Bassan et Adi, pour leur part, préféreraient que Feiglin s’aligne auprès de l’ex-chef d’Etat-major Gantz.

« Je serais content si Bibi était sorti », s’exclame Bassan. « Je ne sais pas si je serais heureux que Gantz devienne Premier ministre mais peut-être que c’est préférable. C’est dur pour moi d’imaginer qu’il y ait des changements avec Bibi : Et il faut que les choses changent ».

« Gantz, c’est d’accord. Je ne veux pas de Bibi », dit Adi.

Les sondages de fin de campagne semblent généralement indiquer que tandis que le Likud et Kakhol lavan restent au coude-à-coude, c’est Netanyahu qui serait recommandé par une majorité de députés élus. Il serait donc le mieux placé pour former la prochaine coalition multipartite.
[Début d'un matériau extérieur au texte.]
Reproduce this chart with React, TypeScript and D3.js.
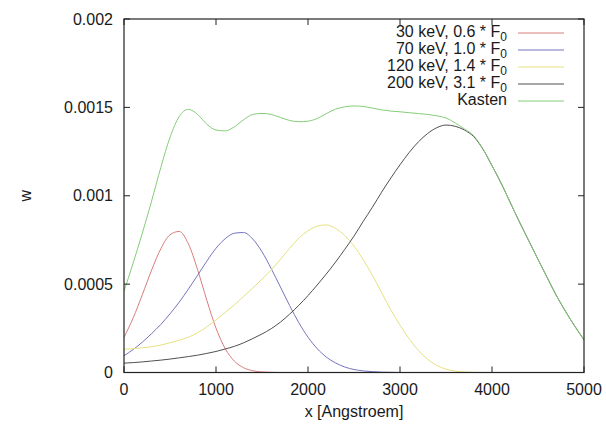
import React from "react";
import * as d3 from "d3";

const xValues = [
  0, 100, 200, 300, 400, 500, 600, 700, 800, 900,
  1000, 1100, 1200, 1300, 1400, 1500, 1600, 1700, 1800, 1900,
  2000, 2100, 2200, 2300, 2400, 2500, 2600, 2700, 2800, 2900,
  3000, 3100, 3200, 3300, 3400, 3500, 3600, 3700, 3800, 3900,
  4000, 4100, 4200, 4300, 4400, 4500, 4600, 4700, 4800, 4900, 5000,
];

const kev30 = [
  0.000199, 0.000309, 0.000441, 0.000579, 0.0007, 0.000779, 0.000798, 0.000728, 0.000582, 0.000409,
  0.000251, 0.000135, 0.000064, 0.000027, 0.00001, 0.000003, 0.000001, 0, 0, 0,
  0, 0, 0, 0, 0, 0, 0, 0, 0, 0,
  0, 0, 0, 0, 0, 0, 0, 0, 0, 0,
  0, 0, 0, 0, 0, 0, 0, 0, 0, 0, 0,
];

const kev70 = [
  0.000095, 0.00013, 0.000172, 0.00022, 0.000272, 0.000332, 0.000398, 0.000472, 0.00055, 0.00063,
  0.000703, 0.000757, 0.000788, 0.000792, 0.000755, 0.000683, 0.000588, 0.000484, 0.000379, 0.000282,
  0.0002, 0.000135, 0.000087, 0.000054, 0.000031, 0.000017, 0.000009, 0.000005, 0.000002, 0.000001,
  0, 0, 0, 0, 0, 0, 0, 0, 0, 0,
  0, 0, 0, 0, 0, 0, 0, 0, 0, 0, 0,
];

const kev120 = [
  0.000132, 0.000135, 0.00014, 0.000146, 0.000155, 0.000168, 0.000183, 0.0002, 0.000225, 0.000258,
  0.000297, 0.00034, 0.000383, 0.00043, 0.000478, 0.000528, 0.00058, 0.00064, 0.000702, 0.00076,
  0.000802, 0.000828, 0.000835, 0.000815, 0.000775, 0.000715, 0.000638, 0.00055, 0.000452, 0.000355,
  0.000268, 0.00019, 0.000125, 0.000075, 0.00004, 0.000019, 0.000008, 0.000003, 0.000001, 0,
  0, 0, 0, 0, 0, 0, 0, 0, 0, 0, 0,
];

const kev200 = [
  0.000053, 0.000056, 0.00006, 0.000065, 0.00007, 0.000076, 0.000083, 0.00009, 0.000098, 0.000108,
  0.000119, 0.000133, 0.000148, 0.000168, 0.000192, 0.000218, 0.000248, 0.000285, 0.00033, 0.00038,
  0.000435, 0.000495, 0.000558, 0.000625, 0.000697, 0.000772, 0.000855, 0.000935, 0.00102, 0.0011,
  0.001175, 0.001245, 0.001305, 0.001352, 0.001385, 0.0014, 0.001393, 0.001372, 0.001335, 0.001265,
  0.00117, 0.00107, 0.00096, 0.00085, 0.000745, 0.00064, 0.000537, 0.000435, 0.000345, 0.000262, 0.000185,
];

const kasten = [
  0.00046, 0.00062, 0.00079, 0.00097, 0.00116, 0.00133, 0.001448, 0.001489, 0.00146, 0.001405,
  0.001372, 0.001367, 0.00139, 0.00143, 0.00146, 0.001466, 0.00146, 0.001443, 0.001426, 0.001419,
  0.001422, 0.001437, 0.001465, 0.00149, 0.001503, 0.001508, 0.001505, 0.001496, 0.001486, 0.001479,
  0.001475, 0.00147, 0.001465, 0.00146, 0.001452, 0.00144, 0.001412, 0.001378, 0.00134, 0.001267,
  0.00117, 0.00107, 0.00096, 0.00085, 0.000745, 0.00064, 0.000537, 0.000435, 0.000345, 0.000262, 0.000185,
];

const xTicks = [0, 1000, 2000, 3000, 4000, 5000];
const yTicks = [0, 0.0005, 0.001, 0.0015, 0.002];
const yTickLabels = ["0", "0.0005", "0.001", "0.0015", "0.002"];

const seriesNames = [
  { main: "30 keV, 0.6 * F", sub: "0" },
  { main: "70 keV, 1.0 * F", sub: "0" },
  { main: "120 keV, 1.4 * F", sub: "0" },
  { main: "200 keV, 3.1 * F", sub: "0" },
  { main: "Kasten", sub: "" },
];
const seriesData = [kev30, kev70, kev120, kev200, kasten];
const seriesColors = ["#d87c7c", "#7474bc", "#e6e080", "#505050", "#86cc7a"];

const W = 606;
const H = 425;
const FONT = "'Liberation Sans', Arial, Helvetica, sans-serif";

export default function App() {
  const x = d3.scaleLinear().domain([0, 5000]).range([124, 584]);
  const y = d3.scaleLinear().domain([0, 0.002]).range([372.5, 19]);
  const line = d3
    .line<number>()
    .x((_, i) => x(xValues[i]))
    .y((d) => y(d))
    .curve(d3.curveMonotoneX);

  const [x0, x1] = x.range();
  const [y0, y1] = y.range();
  const tickLen = 6;

  return (
    <svg
      width={W}
      height={H}
      viewBox={`0 0 ${W} ${H}`}
      style={{ position: "absolute", left: 0, top: 0, background: "#fff" }}
      fontFamily={FONT}
    >
      <rect x={0} y={0} width={W} height={H} fill="#fff" />
      <defs>
        <clipPath id="plotclip">
          <rect x={x0} y={y1} width={x1 - x0} height={y0 - y1} />
        </clipPath>
      </defs>

      <g clipPath="url(#plotclip)">
        {seriesData.map((s, i) => (
          <path key={i} d={line(s) || ""} fill="none" stroke={seriesColors[i]} strokeWidth={1} />
        ))}
      </g>

      <rect x={x0} y={y1} width={x1 - x0} height={y0 - y1} fill="none" stroke="#222" strokeWidth={1.2} />

      {xTicks.map((t) => (
        <g key={"xt" + t}>
          <line x1={x(t)} x2={x(t)} y1={y0} y2={y0 - tickLen} stroke="#222" />
          <line x1={x(t)} x2={x(t)} y1={y1} y2={y1 + tickLen} stroke="#222" />
          <text x={x(t)} y={395} textAnchor="middle" fontSize={16} fill="#1a1a1a">
            {t}
          </text>
        </g>
      ))}

      {yTicks.map((t, i) => (
        <g key={"yt" + i}>
          <line x1={x0} x2={x0 + tickLen} y1={y(t)} y2={y(t)} stroke="#222" />
          <line x1={x1} x2={x1 - tickLen} y1={y(t)} y2={y(t)} stroke="#222" />
          <text x={113} y={y(t) + 5.5} textAnchor="end" fontSize={16} fill="#1a1a1a">
            {yTickLabels[i]}
          </text>
        </g>
      ))}

      <text x={354} y={417} textAnchor="middle" fontSize={16} fill="#1a1a1a">
        x [Angstroem]
      </text>
      <text
        transform={`translate(31, ${(y0 + y1) / 2}) rotate(-90)`}
        textAnchor="middle"
        fontSize={16}
        fill="#1a1a1a"
      >
        w
      </text>

      {seriesNames.map((n, i) => {
        const ry = 33 + 17 * i;
        return (
          <g key={"lg" + i}>
            <text x={507} y={ry + 3.5} textAnchor="end" fontSize={16} fill="#1a1a1a">
              {n.main}
              {n.sub ? (
                <tspan fontSize={12} dy={4}>
                  {n.sub}
                </tspan>
              ) : null}
            </text>
            <line x1={518} x2={564} y1={ry} y2={ry} stroke={seriesColors[i]} strokeWidth={1} />
          </g>
        );
      })}
    </svg>
  );
}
Toutefois, Feiglin pourrait bien changer cette équation. Alors qu’il a répété à de multiples reprises ne pas avoir de préférence entre Gantz et Netanyahu, Feiglin, qui a déclaré vouloir occuper le poste de ministre des Finances, pourrait bien jouer le rôle d’arbitre dans cette course très serrée.

Feiglin pourrait tout autant se recommander lui-même au poste de Premier ministre devant Rivlin, a confié une source de Zehut dimanche soir au Times of Israel – un scénario qui n’a aucune chance de se réaliser à l’occasion du présent scrutin mais, a affirmé le politicien, pourrait bien s’imposer à l’avenir.

« Je serai Premier ministre un jour », a confié Feiglin au Times of Israel le mois dernier. « Et là, on pourra vraiment commencer à travailler ».